他の部門も含めてノミネート作品で観たのと言えば『続・ボラット』(助演女優、脚色)、『この茫漠たる荒野で』(音楽、撮影、美術、音響)、『ユーロビジョン歌合戦 ファイア・サーガ物語』(歌曲)、『グレイハウンド』(音響)、『ミッドナイト・スカイ』(視覚効果)、長編アニメーションの『ひつじのショーンUFOフィーバー』『2分の1の魔法』『ウルフウォーカー』。
授賞式で気になったのは惜しくも受賞ならなかったが『ユーロビジョン歌合戦』でノミネートされた歌を舞台でウィル・フェレルは歌ったんだろうか。
どうやら歌ってないらしい。レイチェル・マクアダムスの吹替えをした人が現地(?)で歌ったみたい。

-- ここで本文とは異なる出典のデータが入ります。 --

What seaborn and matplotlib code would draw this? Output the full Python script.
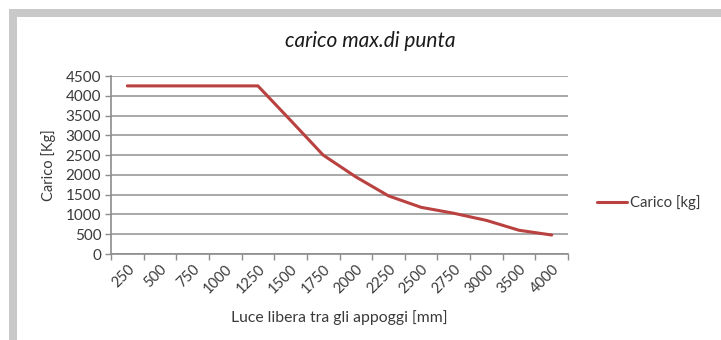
import matplotlib
matplotlib.use("Agg")
import matplotlib.pyplot as plt
from matplotlib.patches import Rectangle
from matplotlib.ticker import FixedLocator
import pandas as pd
import seaborn as sns

# data
LUCE = ["250", "500", "750", "1000", "1250", "1500", "1750",
        "2000", "2250", "2500", "2750", "3000", "3500", "4000"]
CARICO = [4250, 4250, 4250, 4250, 4250, 3380, 2500,
          1950, 1470, 1180, 1030, 850, 600, 480]
Y_TICKS = list(range(0, 4501, 500))

LINE_COLOR = "#b9413f"
GRID_COLOR = "#a8a8a8"
TEXT_COLOR = "#3a3a3a"

W, H = 721, 340


def main() -> None:
    sns.set_theme(style="white")
    plt.rcParams["font.family"] = ["Lato", "DejaVu Sans"]

    df = pd.DataFrame({"luce": LUCE, "carico": CARICO})

    fig = plt.figure(figsize=(W / 100, H / 100), dpi=100)
    fig.patch.set_facecolor("white")

    # Excel-like grey frame (top and left edges visible)
    fig.patches.append(Rectangle((9 / W, 0), 1, 1 - 9 / H, transform=fig.transFigure,
                                 facecolor="#c9c9c9", edgecolor="none", zorder=-10))
    fig.patches.append(Rectangle((17 / W, 0), 1, 1 - 17 / H, transform=fig.transFigure,
                                 facecolor="white", edgecolor="none", zorder=-9))

    ax = fig.add_axes([111 / W, 1 - 254 / H, (568 - 111) / W, (254 - 76) / H])
    ax.set_facecolor("none")

    sns.lineplot(data=df, x="luce", y="carico", color=LINE_COLOR, linewidth=2.2,
                 sort=False, label="Carico [kg]", ax=ax, zorder=3)

    ax.set_xlim(-0.5, len(LUCE) - 0.5)
    ax.set_ylim(0, 4500)
    ax.set_yticks(Y_TICKS)
    ax.yaxis.grid(True, color=GRID_COLOR, linewidth=1.4)
    ax.set_axisbelow(True)

    for side in ("top", "right"):
        ax.spines[side].set_visible(False)
    for side in ("left", "bottom"):
        ax.spines[side].set_color("#8c8c8c")
        ax.spines[side].set_linewidth(1.2)

    ax.set_xticks(range(len(LUCE)))
    ax.set_xticklabels(LUCE, rotation=45, ha="right", rotation_mode="anchor")
    ax.xaxis.set_minor_locator(FixedLocator([i - 0.5 for i in range(len(LUCE) + 1)]))
    ax.tick_params(axis="x", which="major", length=0, pad=6, labelsize=10.5,
                   labelcolor=TEXT_COLOR)
    ax.tick_params(axis="x", which="minor", bottom=True, length=4, width=1,
                   color="#8c8c8c", direction="out")
    ax.tick_params(axis="y", left=True, length=4, width=1, color="#8c8c8c",
                   pad=3, labelsize=11, labelcolor=TEXT_COLOR)

    ax.set_xlabel("Luce libera tra gli appoggi [mm]", fontsize=11.3,
                  color=TEXT_COLOR, labelpad=10)
    ax.set_ylabel("Carico [Kg]", fontsize=10.5, color=TEXT_COLOR, labelpad=7)

    fig.text(370 / W, 1 - 41 / H, "carico max.di punta", ha="center", va="center",
             fontsize=15, fontstyle="italic", color="#1a1a1a")

    ax.legend(loc="center left", bbox_to_anchor=(597 / W, 1 - 203 / H),
              bbox_transform=fig.transFigure, frameon=False, borderpad=0,
              borderaxespad=0, handlelength=2.0, handletextpad=0.25,
              fontsize=10.7, labelcolor=TEXT_COLOR)

    fig.savefig("out.png", dpi=100)
    plt.close(fig)


if __name__ == "__main__":
    main()
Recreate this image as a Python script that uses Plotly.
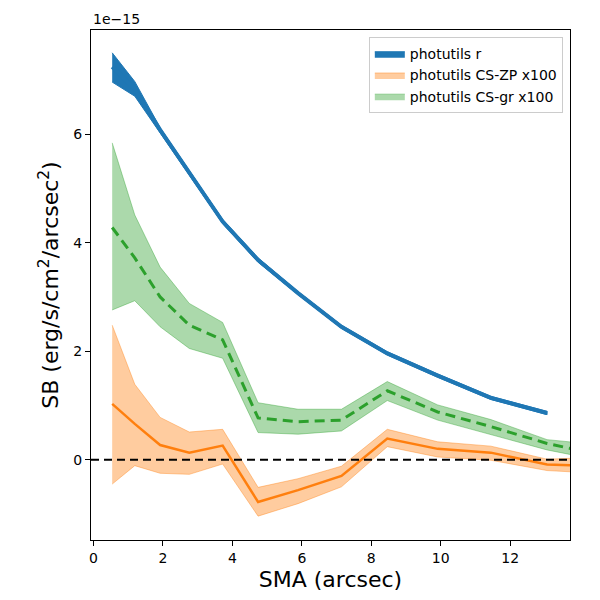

興味が有るのは視覚効果でノミネートされた『ゴリラのアイヴァン』。ディズニー+で配信されている。ディズニーで動物が喋るのも最近じゃ珍しい様な気がしたが実写版のジャングル・ブックが有ったか。ライオン・キングも有ったし。ライオン・キング観てないけど。




砕け散るところを見せてあげるを観た。2020年、日本、2時間7分。
常に人のために戦うヒーローでありたいと願う高校三年生男子は偶然同じ学校の一年生女子への同級生からのいじめの現場に遭遇した事からヒーローとしてその問題に積極的に介入していく。

池袋シネマ・ロサにて。

SABU監督の作品に堤真一さんが出るのも久し振りだなあと思って観た。

いじめられる女子生徒の境遇が不憫過ぎ。それでも健気な所が泣ける。健気さの見せ方(演技、演出)に悪い意味でのあざとさを感じないでもないが。
そういう健気さも含めて登場人物、主に主要人物の二人の感情だとか心理を事細かに見せる所にまどろっこしさを感じる。丁寧も程度が過ぎるとまどろっこしさになってしまう。観ている側の誰もが理解出来るように、そして作っている側が観客にどう思って欲しいかを明確にするためには最適な手段なのかもしれない。
ノマドランドでは観た人それぞれがそれぞれの感じ方をしていいとするのに対して、本作はみんながみんな同じ感動を共有したいという観客側の願望に沿っている様な。個人的には人それぞれのノマドランドの方がいいんじゃないかと思うし、感動を共有するために人の死を便利なものとして扱うのもいつもながらにさすがの日本映画だけどあんまりいいとは思えない。